## Aim
Retype exactly the lines from the first one through the line with "import plotly.graph_objects as go", including both ends; skip any pictures.

## Data lines

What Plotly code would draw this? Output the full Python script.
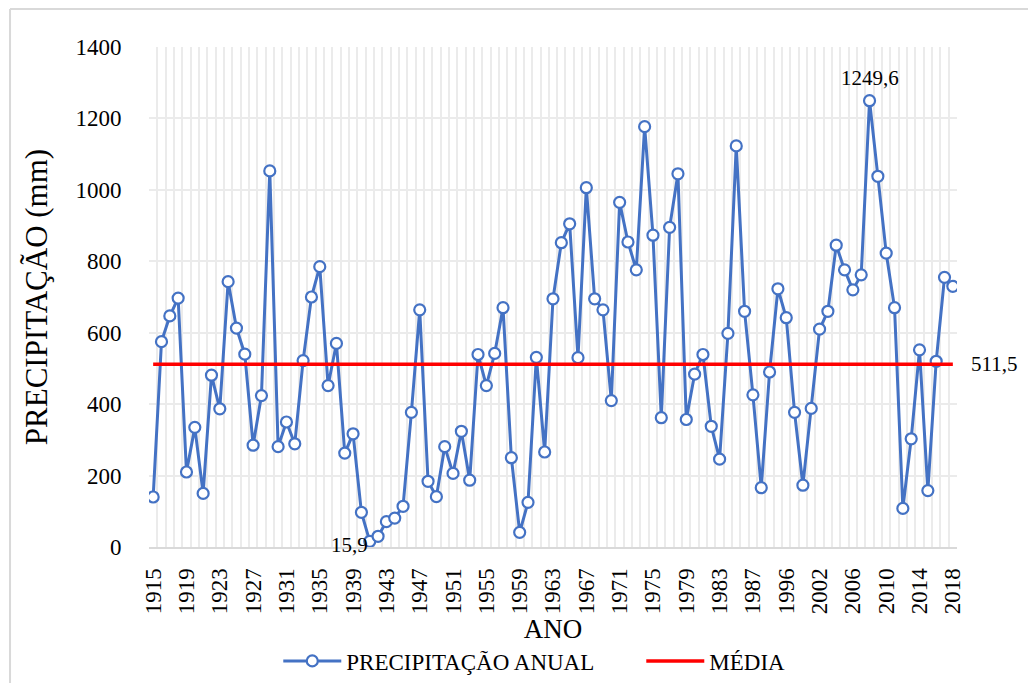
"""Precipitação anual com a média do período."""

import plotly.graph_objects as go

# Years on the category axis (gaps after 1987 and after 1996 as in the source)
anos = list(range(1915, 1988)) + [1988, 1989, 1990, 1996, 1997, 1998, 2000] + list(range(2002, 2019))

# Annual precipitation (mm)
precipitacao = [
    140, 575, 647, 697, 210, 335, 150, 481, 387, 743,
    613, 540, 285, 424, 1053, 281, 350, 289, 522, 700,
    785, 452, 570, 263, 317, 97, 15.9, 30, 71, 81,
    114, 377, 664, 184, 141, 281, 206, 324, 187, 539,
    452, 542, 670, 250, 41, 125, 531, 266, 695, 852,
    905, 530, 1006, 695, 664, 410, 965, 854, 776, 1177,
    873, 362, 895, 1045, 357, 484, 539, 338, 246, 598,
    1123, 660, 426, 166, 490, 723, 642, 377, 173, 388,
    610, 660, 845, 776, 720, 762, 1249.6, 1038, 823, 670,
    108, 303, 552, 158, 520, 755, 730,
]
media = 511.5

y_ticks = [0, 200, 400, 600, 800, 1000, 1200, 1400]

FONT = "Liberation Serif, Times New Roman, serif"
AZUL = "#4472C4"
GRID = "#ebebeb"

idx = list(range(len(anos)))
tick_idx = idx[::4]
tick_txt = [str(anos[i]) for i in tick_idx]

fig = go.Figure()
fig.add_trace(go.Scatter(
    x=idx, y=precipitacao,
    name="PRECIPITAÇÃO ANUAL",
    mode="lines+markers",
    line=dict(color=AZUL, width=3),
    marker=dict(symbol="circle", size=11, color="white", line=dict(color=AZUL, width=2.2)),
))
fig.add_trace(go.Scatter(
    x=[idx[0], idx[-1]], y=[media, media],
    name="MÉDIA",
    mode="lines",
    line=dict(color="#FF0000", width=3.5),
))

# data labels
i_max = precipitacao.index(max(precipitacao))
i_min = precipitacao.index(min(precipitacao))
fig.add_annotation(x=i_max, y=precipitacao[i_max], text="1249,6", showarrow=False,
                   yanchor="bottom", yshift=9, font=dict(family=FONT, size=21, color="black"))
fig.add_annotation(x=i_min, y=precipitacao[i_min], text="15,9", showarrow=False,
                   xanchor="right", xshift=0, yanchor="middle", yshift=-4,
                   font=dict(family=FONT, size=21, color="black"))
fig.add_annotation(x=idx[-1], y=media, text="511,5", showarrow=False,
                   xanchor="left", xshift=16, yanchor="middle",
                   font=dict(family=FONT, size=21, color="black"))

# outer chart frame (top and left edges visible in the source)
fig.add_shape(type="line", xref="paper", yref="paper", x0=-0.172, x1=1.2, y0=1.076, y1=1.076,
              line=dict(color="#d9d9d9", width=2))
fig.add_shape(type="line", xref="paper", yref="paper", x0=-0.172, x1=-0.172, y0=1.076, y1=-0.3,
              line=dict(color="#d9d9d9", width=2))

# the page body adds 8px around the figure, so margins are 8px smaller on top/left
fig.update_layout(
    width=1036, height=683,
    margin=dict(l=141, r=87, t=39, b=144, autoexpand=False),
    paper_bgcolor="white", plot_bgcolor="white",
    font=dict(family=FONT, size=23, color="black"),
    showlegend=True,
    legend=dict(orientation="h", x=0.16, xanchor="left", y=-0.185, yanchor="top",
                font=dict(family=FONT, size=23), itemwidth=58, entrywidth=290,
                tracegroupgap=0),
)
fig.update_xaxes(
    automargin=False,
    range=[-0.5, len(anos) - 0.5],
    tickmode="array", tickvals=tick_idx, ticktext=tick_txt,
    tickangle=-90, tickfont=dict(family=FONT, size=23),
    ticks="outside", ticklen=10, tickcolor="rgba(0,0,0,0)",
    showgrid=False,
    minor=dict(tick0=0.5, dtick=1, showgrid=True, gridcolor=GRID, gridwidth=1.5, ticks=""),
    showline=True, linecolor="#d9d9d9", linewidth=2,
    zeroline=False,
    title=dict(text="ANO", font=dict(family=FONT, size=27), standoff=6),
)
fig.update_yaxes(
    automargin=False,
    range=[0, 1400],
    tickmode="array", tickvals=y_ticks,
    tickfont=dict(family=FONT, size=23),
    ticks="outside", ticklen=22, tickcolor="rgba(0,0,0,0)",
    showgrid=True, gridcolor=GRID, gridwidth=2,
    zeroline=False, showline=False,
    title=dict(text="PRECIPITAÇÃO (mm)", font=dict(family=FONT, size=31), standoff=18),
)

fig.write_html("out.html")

## Finished exercise
What Plotly code would draw this? Output the full Python script.
"""Precipitação anual com a média do período."""

import plotly.graph_objects as go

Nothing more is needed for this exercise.